Caramelized Onion Pasta with Edamame and Mint: Radically Simple

October 24, 2013 by Gail Watson

Carmelized Onion Pasta~ A Stack of Dishes

If you know me at all you know that I am a real cookbook hound. I might be able to trace the start back to when I was a kid during a birthday pool party. I probably was about 9, and in those days we played games. The winners of each game got to pick a grab bag gift. My pull that day was a copy of Fanny Farmer’s cookbook.

You would think that a book given to a chlorine soaked little girl on a glorious summer afternoon would have been a buzz kill. Instead I turned the book over and over in sheer delight and amazement. I never had my own cookbook before- and don’t you know I sat right down poolside and started to thumb through it. There were recipes for cookies and candies and other treats. The potential in those pages astounded me- even as a young girl.
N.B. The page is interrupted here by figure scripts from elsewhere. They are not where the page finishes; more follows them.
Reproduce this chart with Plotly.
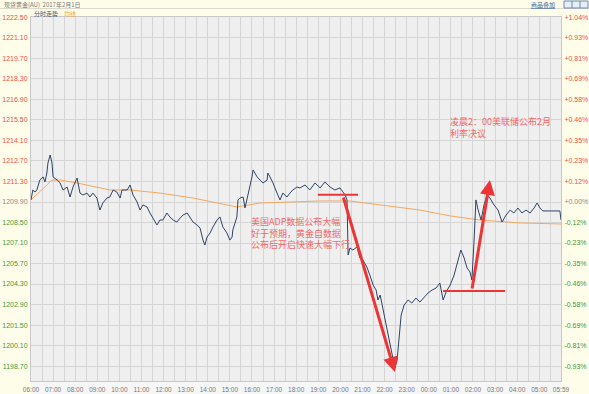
import plotly.graph_objects as go

# ---------------- data ----------------
price_times = ["06:00","06:05","06:11","06:16","06:24","06:33","06:38","06:43","06:46","06:52","06:57",
    "07:00","07:11","07:19","07:27","07:38","07:46","07:54","08:05","08:13","08:21","08:32","08:40","08:48",
    "08:59","09:07","09:15","09:26","09:34","09:43","09:53","10:02","10:07","10:21","10:29","10:37","10:48",
    "10:56","11:04","11:15","11:23","11:31","11:42","11:50","11:58","12:09","12:17","12:26","12:36","12:45",
    "12:53","13:04","13:12","13:20","13:31","13:39","13:47","13:52","13:58","14:06","14:14","14:25","14:33",
    "14:41","14:52","15:00","15:06","15:08","15:19","15:22","15:27","15:36","15:41","15:46","15:55","16:00",
    "16:03","16:14","16:22","16:30","16:41","16:43","16:49","16:57","17:08","17:16","17:24","17:35","17:43",
    "17:51","18:02","18:10","18:24","18:37","18:51","19:05","19:18","19:32","19:45","19:59","20:07","20:13",
    "20:18","20:21","20:26","20:34","20:45","20:53","21:01","21:12","21:20","21:29","21:37","21:42","21:48",
    "21:56","22:04","22:12","22:20","22:28","22:34","22:39","22:45","22:53","23:04","23:14","23:25","23:36",
    "23:47","23:58","00:09","00:20","00:30","00:39","00:47","00:58","01:08","01:19","01:27","01:36","01:44",
    "01:52","01:57","02:03","02:08","02:14","02:22","02:30","02:38","02:46","02:57","03:08","03:19","03:30",
    "03:41","03:51","04:02","04:13","04:24","04:35","04:46","04:54","05:02","05:10","05:56","05:59"]
price_values = [1210.04,1210.72,1210.58,1210.72,1211.40,1211.61,1211.27,1211.88,1212.56,1213.11,1212.56,
    1211.61,1211.40,1211.20,1210.72,1210.92,1210.24,1210.92,1211.54,1210.51,1210.38,1210.51,1210.24,1210.51,
    1210.17,1209.35,1209.83,1210.17,1210.24,1210.72,1210.58,1210.17,1210.72,1210.72,1211.06,1210.38,1209.90,
    1209.35,1209.70,1209.56,1209.15,1208.81,1208.33,1208.67,1208.67,1209.15,1208.88,1208.67,1208.53,1208.81,
    1209.01,1209.15,1208.88,1208.53,1208.33,1208.12,1207.30,1206.96,1207.51,1207.78,1208.19,1208.67,1208.88,
    1208.19,1207.78,1207.30,1207.51,1207.99,1208.88,1210.04,1210.17,1210.24,1209.49,1210.04,1210.92,1211.61,
    1212.09,1211.61,1211.40,1211.20,1211.40,1211.88,1211.61,1211.20,1210.51,1210.04,1210.51,1210.24,1210.51,
    1210.72,1210.92,1210.86,1211.06,1210.72,1211.20,1210.86,1211.27,1210.92,1210.72,1210.86,1210.58,1210.38,
    1210.04,1206.28,1206.76,1206.62,1206.83,1206.08,1205.94,1205.46,1204.91,1204.23,1203.89,1203.21,1203.55,
    1202.52,1201.50,1200.48,1199.45,1198.56,1199.11,1200.48,1202.18,1202.87,1203.21,1203.00,1203.34,1203.07,
    1203.41,1203.69,1203.89,1204.03,1204.37,1203.21,1203.75,1204.23,1204.85,1205.80,1206.62,1206.08,1205.39,
    1205.12,1204.57,1207.30,1210.04,1209.35,1208.67,1209.70,1210.38,1210.17,1209.70,1209.35,1208.53,1209.01,
    1209.35,1209.15,1209.49,1209.15,1209.35,1209.15,1209.49,1209.83,1209.49,1209.29,1209.29,1208.67]

avg_times = ["06:00","06:24","06:43","06:57","07:19","08:05","09:34","10:29","11:50","13:20","14:52",
    "15:19","16:22","17:51","19:05","20:26","21:48","23:36","00:58","02:19","04:08","05:59"]
avg_values = [1210.04,1210.58,1211.06,1211.40,1211.40,1211.20,1210.72,1210.72,1210.51,1210.17,1209.70,
    1209.56,1209.83,1209.90,1209.97,1209.97,1209.70,1209.35,1208.95,1208.67,1208.47,1208.40]

ref_price = 1209.90
price_ticks = [1222.50,1221.10,1219.70,1218.30,1216.90,1215.50,1214.10,1212.70,1211.30,1209.90,
    1208.50,1207.10,1205.70,1204.30,1202.90,1201.50,1200.10,1198.70]
price_tick_labels = ["1222.50","1221.10","1219.70","1218.30","1216.90","1215.50","1214.10","1212.70",
    "1211.30","1209.90","1208.50","1207.10","1205.70","1204.30","1202.90","1201.50","1200.10","1198.70"]
pct_tick_labels = ["+1.04%","+0.93%","+0.81%","+0.69%","+0.58%","+0.46%","+0.35%","+0.23%","+0.12%",
    "+0.00%","-0.12%","-0.23%","-0.35%","-0.46%","-0.58%","-0.69%","-0.81%","-0.93%"]
hour_labels = ["06:00","07:00","08:00","09:00","10:00","11:00","12:00","13:00","14:00","15:00","16:00",
    "17:00","18:00","19:00","20:00","21:00","22:00","23:00","00:00","01:00","02:00","03:00","04:00","05:00"]
end_label = "05:59"

adp_level_times = ["18:59", "20:48"]
adp_level_price = 1210.40
fed_level_times = ["00:39", "03:27"]
fed_level_price = 1203.82
drop_arrow_times = ["20:07", "22:28"]
drop_arrow_prices = [1210.31, 1198.29]
rise_arrow_times = ["01:57", "02:46"]
rise_arrow_prices = [1203.89, 1211.40]

adp_note = ["美国ADP数据公布大幅", "好于预期，黄金自数据", "公布后开启快速大幅下行"]
adp_note_time = "15:55"
adp_note_price = 1207.78
fed_note = ["凌晨2：00美联储公布2月", "利率决议"]
fed_note_time = "00:55"
fed_note_price = 1214.99

header_title = "现货黄金(AU)  2017年2月1日"
tab_label = "分时走势"
avg_label = "均线"
overlay_label = "商品叠加"


def to_dt(t):
    h, m = map(int, t.split(":"))
    day = 1 if h >= 6 else 2
    return f"2017-02-0{day} {h:02d}:{m:02d}"


# ---------------- style ----------------
W, H = 589, 394
ML, MR, MT, MB = 31, 28, 17, 13
PW, PH = W - ML - MR, H - MT - MB
CREAM = "#fefde9"
RED_TXT = "#f0504a"
GREEN_TXT = "#3f9a3f"
ARROW_RED = "#ee3535"
NOTE_RED = "#f26a6a"
NUM_FONT = "Liberation Sans"
CJK_FONT = "Noto Sans CJK SC"


def px_x(px):
    return (px - ML) / PW


def px_y(py):
    return (H - MB - py) / PH


def colored(label, value):
    if value > ref_price + 1e-9:
        c = RED_TXT
    elif value < ref_price - 1e-9:
        c = GREEN_TXT
    else:
        c = "#8a8a8a"
    return f'<span style="color:{c}">{label}</span>'


left_text = [colored(l, v) for l, v in zip(price_tick_labels, price_ticks)]
right_text = [colored(l, v) for l, v in zip(pct_tick_labels, price_ticks)]

# x ticks every 30 minutes, labels on the hour
x_tickvals, x_ticktext = [], []
for lab in hour_labels:
    h = int(lab[:2])
    x_tickvals.append(to_dt(lab))
    x_ticktext.append(lab)
    x_tickvals.append(to_dt(f"{h:02d}:30"))
    x_ticktext.append("")
x_tickvals.append(to_dt(end_label))
x_ticktext.append(end_label)

fig = go.Figure()
fig.add_trace(go.Scatter(x=[to_dt(t) for t in avg_times], y=avg_values, mode="lines",
                         line=dict(color="#f5a760", width=1), hoverinfo="skip"))
fig.add_trace(go.Scatter(x=[to_dt(t) for t in price_times], y=price_values, mode="lines",
                         line=dict(color="#2c4466", width=1), hoverinfo="skip"))
# invisible helper so the right-hand axis is drawn
fig.add_trace(go.Scatter(x=[to_dt(price_times[0])], y=[price_values[0]], yaxis="y2",
                         mode="markers", marker=dict(opacity=0), hoverinfo="skip"))

# red level lines
for times, level in ((adp_level_times, adp_level_price), (fed_level_times, fed_level_price)):
    fig.add_trace(go.Scatter(x=[to_dt(t) for t in times], y=[level, level], mode="lines",
                             line=dict(color=ARROW_RED, width=2), hoverinfo="skip"))

yr = [1197.68, 1222.53]
grid = "#d5d5d5"
fig.update_layout(
    template="none",
    width=W, height=H, margin=dict(l=ML, r=MR, t=MT, b=MB, pad=0, autoexpand=False),
    paper_bgcolor=CREAM, plot_bgcolor="#efefef", showlegend=False,
    font=dict(family=NUM_FONT, size=7, color="#666"),
    xaxis=dict(type="date", range=[to_dt(hour_labels[0]), to_dt(end_label)], automargin=False,
               tickmode="array", tickvals=x_tickvals, ticktext=x_ticktext,
               showgrid=True, gridcolor=grid, gridwidth=1, zeroline=False,
               showline=True, linecolor="#c8c8c8", mirror=True, ticks="",
               tickfont=dict(size=6.5, color="#777"), ticklabelstandoff=2),
    yaxis=dict(range=yr, tickmode="array", tickvals=price_ticks, ticktext=left_text, automargin=False,
               showgrid=True, gridcolor=grid, gridwidth=1, zeroline=False,
               showline=True, linecolor="#c8c8c8", ticks="", ticklabelstandoff=1,
               tickfont=dict(size=7)),
    yaxis2=dict(range=yr, overlaying="y", side="right", tickmode="array", automargin=False,
                tickvals=price_ticks, ticktext=right_text, showgrid=False, zeroline=False,
                showline=True, linecolor="#c8c8c8", ticks="", ticklabelstandoff=1,
                tickfont=dict(size=7)),
)

shapes = [
    # bottom strip under the plot
    dict(type="rect", xref="paper", yref="paper", x0=0, x1=1, y0=px_y(H), y1=0,
         fillcolor="#f6f6f6", line=dict(width=0), layer="below"),
    # header separator line
    dict(type="line", xref="paper", yref="paper", x0=px_x(0), x1=px_x(W), y0=px_y(8.5), y1=px_y(8.5),
         line=dict(color="#d9d9cc", width=1)),
    # top-right icons
    dict(type="rect", xref="paper", yref="paper", x0=px_x(564), x1=px_x(588), y0=px_y(8), y1=px_y(1),
         fillcolor="#e8eef5", line=dict(color="#6a8bb0", width=1)),
]
for xv in (572, 580):
    shapes.append(dict(type="line", xref="paper", yref="paper", x0=px_x(xv), x1=px_x(xv),
                       y0=px_y(8), y1=px_y(1), line=dict(color="#6a8bb0", width=1)))
fig.update_layout(shapes=shapes)

ann = []
# arrows
for times, prices in ((drop_arrow_times, drop_arrow_prices), (rise_arrow_times, rise_arrow_prices)):
    ann.append(dict(x=to_dt(times[1]), y=prices[1], ax=to_dt(times[0]), ay=prices[0],
                    xref="x", yref="y", axref="x", ayref="y", text="", showarrow=True,
                    arrowhead=2, arrowsize=1.0, arrowwidth=3, arrowcolor=ARROW_RED))
# notes
ann.append(dict(x=to_dt(adp_note_time), y=adp_note_price, xref="x", yref="y",
                text="<br>".join(adp_note), showarrow=False, align="left",
                xanchor="left", yanchor="middle", borderpad=0,
                font=dict(family=CJK_FONT, size=9, color=NOTE_RED)))
ann.append(dict(x=to_dt(fed_note_time), y=fed_note_price, xref="x", yref="y",
                text="<br>".join(fed_note), showarrow=False, align="left",
                xanchor="left", yanchor="middle", borderpad=0,
                font=dict(family=CJK_FONT, size=9, color=NOTE_RED)))
# header texts
ann.append(dict(x=px_x(2), y=px_y(4.5), xref="paper", yref="paper", text=header_title,
                showarrow=False, xanchor="left", yanchor="middle",
                font=dict(family=CJK_FONT, size=6, color="#777")))
ann.append(dict(x=px_x(32), y=px_y(13), xref="paper", yref="paper", text=tab_label,
                showarrow=False, xanchor="left", yanchor="middle",
                font=dict(family=CJK_FONT, size=6, color="#34506e")))
ann.append(dict(x=px_x(62), y=px_y(13), xref="paper", yref="paper", text=avg_label,
                showarrow=False, xanchor="left", yanchor="middle",
                font=dict(family=CJK_FONT, size=6, color="#f0a040")))
ann.append(dict(x=px_x(529), y=px_y(4.5), xref="paper", yref="paper", text=f"<u>{overlay_label}</u>",
                showarrow=False, xanchor="left", yanchor="middle",
                font=dict(family=CJK_FONT, size=6, color="#34609a")))
fig.update_layout(annotations=ann)

fig.write_html("out.html", config={"displayModeBar": False},
               post_script="document.body.style.margin='0';")
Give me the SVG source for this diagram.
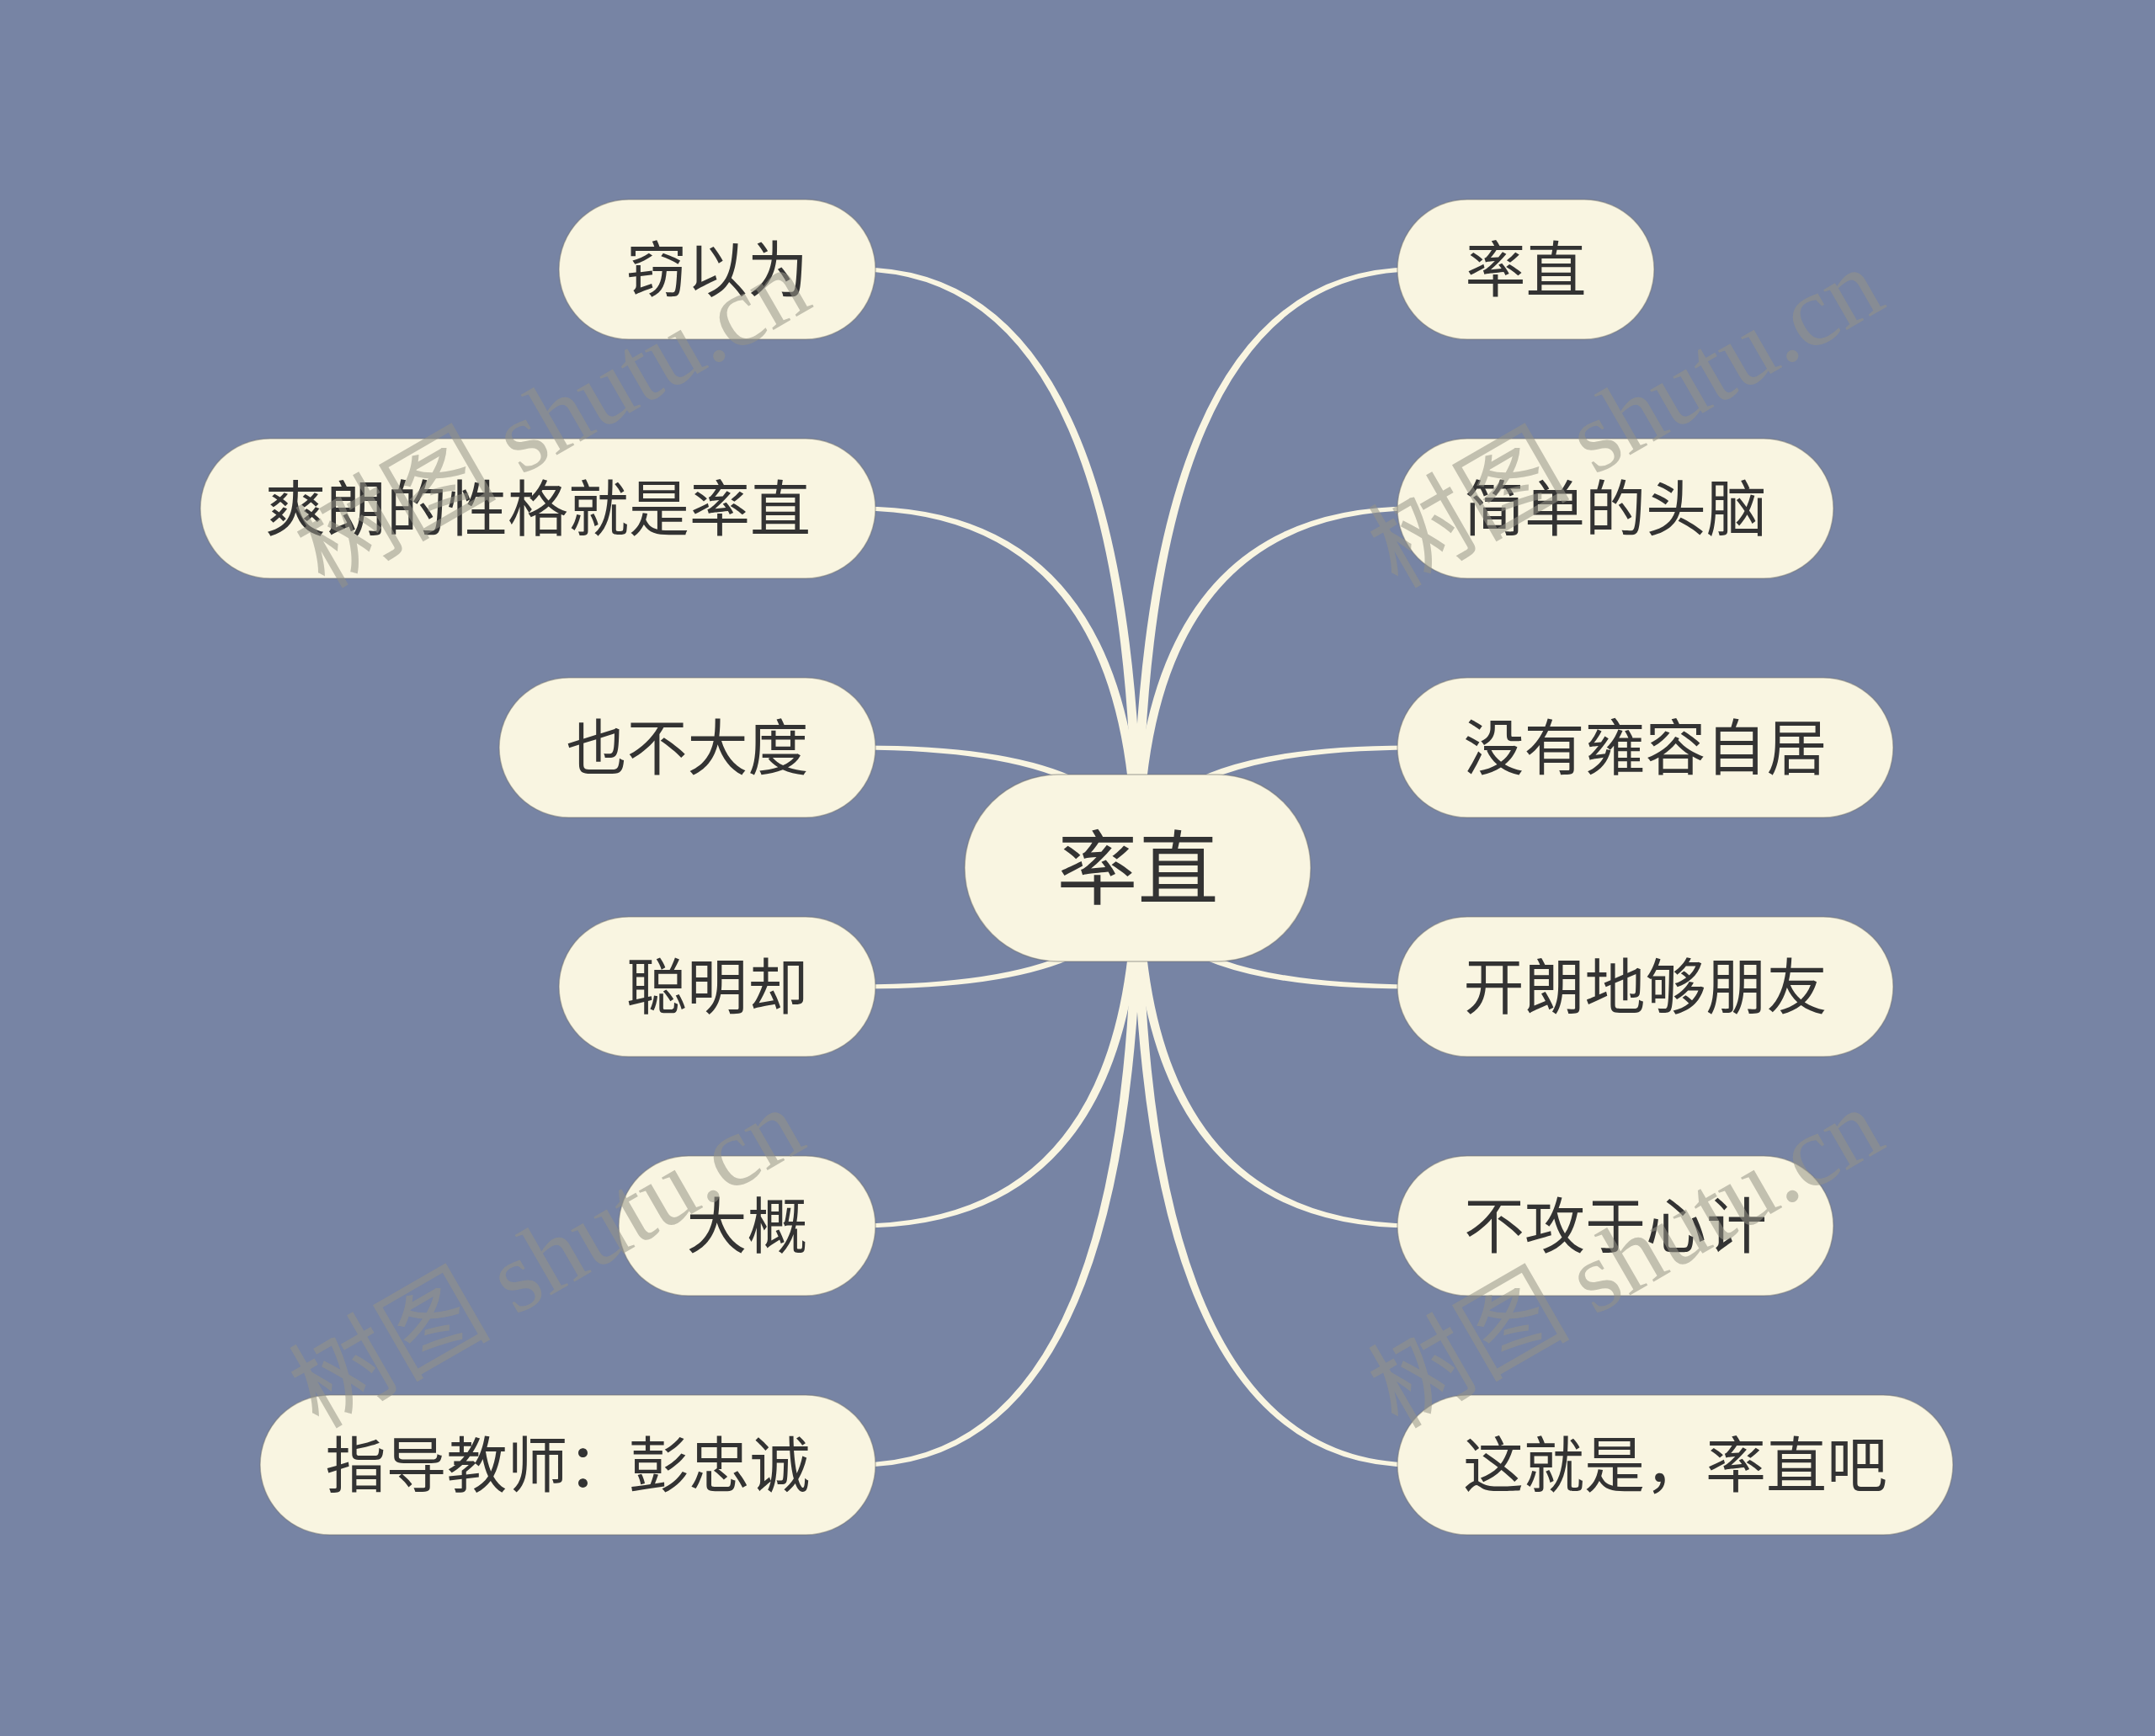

To me cookbooks are treasure chests. They should be delved into and perused. I am also quite sure that I am not alone in partaking in the joy of reading a cookbook like a novel. Weekly the pile by my bedside grows taller and more rickety until I gather them all into my arms and return them to the shelves like errant children. Some sneak it back on a regular basis, such as the book that this recipe came from: Radically Simple by Rozanne Gold.

Radically Simple Cookbook ~A Stack of Dishes

Rozanne and I share some mutual friends, and I’ve had the pleasure of speaking with her a few times over the years. Rozanne is a beautiful tall woman who commands herself with simple elegance and grace- very much like her recipes. She’s a four time James Beard Award winner, and recipient of the Julia Child/IACP award. At 23 she was chef to Mayor Ed Koch, and was executive chef to Lord & Taylor, Baum + Whiteman, The Rainbow Room, Windows on the World and Hudson River Club. Rozanne has written for countless periodicals, and is the author of 13 cookbooks. Her books include the acclaimed 1-2-3 series, which was the impetus for the minimalist column in the NY Times. However, one of the most endearing facts about Rozanne is that she purchased the defunct Gourmet Magazine’s 3500 cookbook library and donated it to New York University in honor of her mother- who encouraged her to be a chef at a time when it was unheard of for a woman to hold such positions in professional kitchens.

Her recipes in Radically Simple really speak to me in that they are elegant without a lot of fuss. Using a few ingredients with the right balance and well executed cooking techniques, she makes it possible for the home cook to come off like a pro. I also highly recommend giving this book to the young cook who is looking to entertain with ease and success.

I will also share with you that when I last moved it was one of three cookbooks that I kept from the boxes and used regularly during those first days in my new place. It’s a very user friendly and inspiring book- it’s the type of cookbook you’ll want to keep by your side.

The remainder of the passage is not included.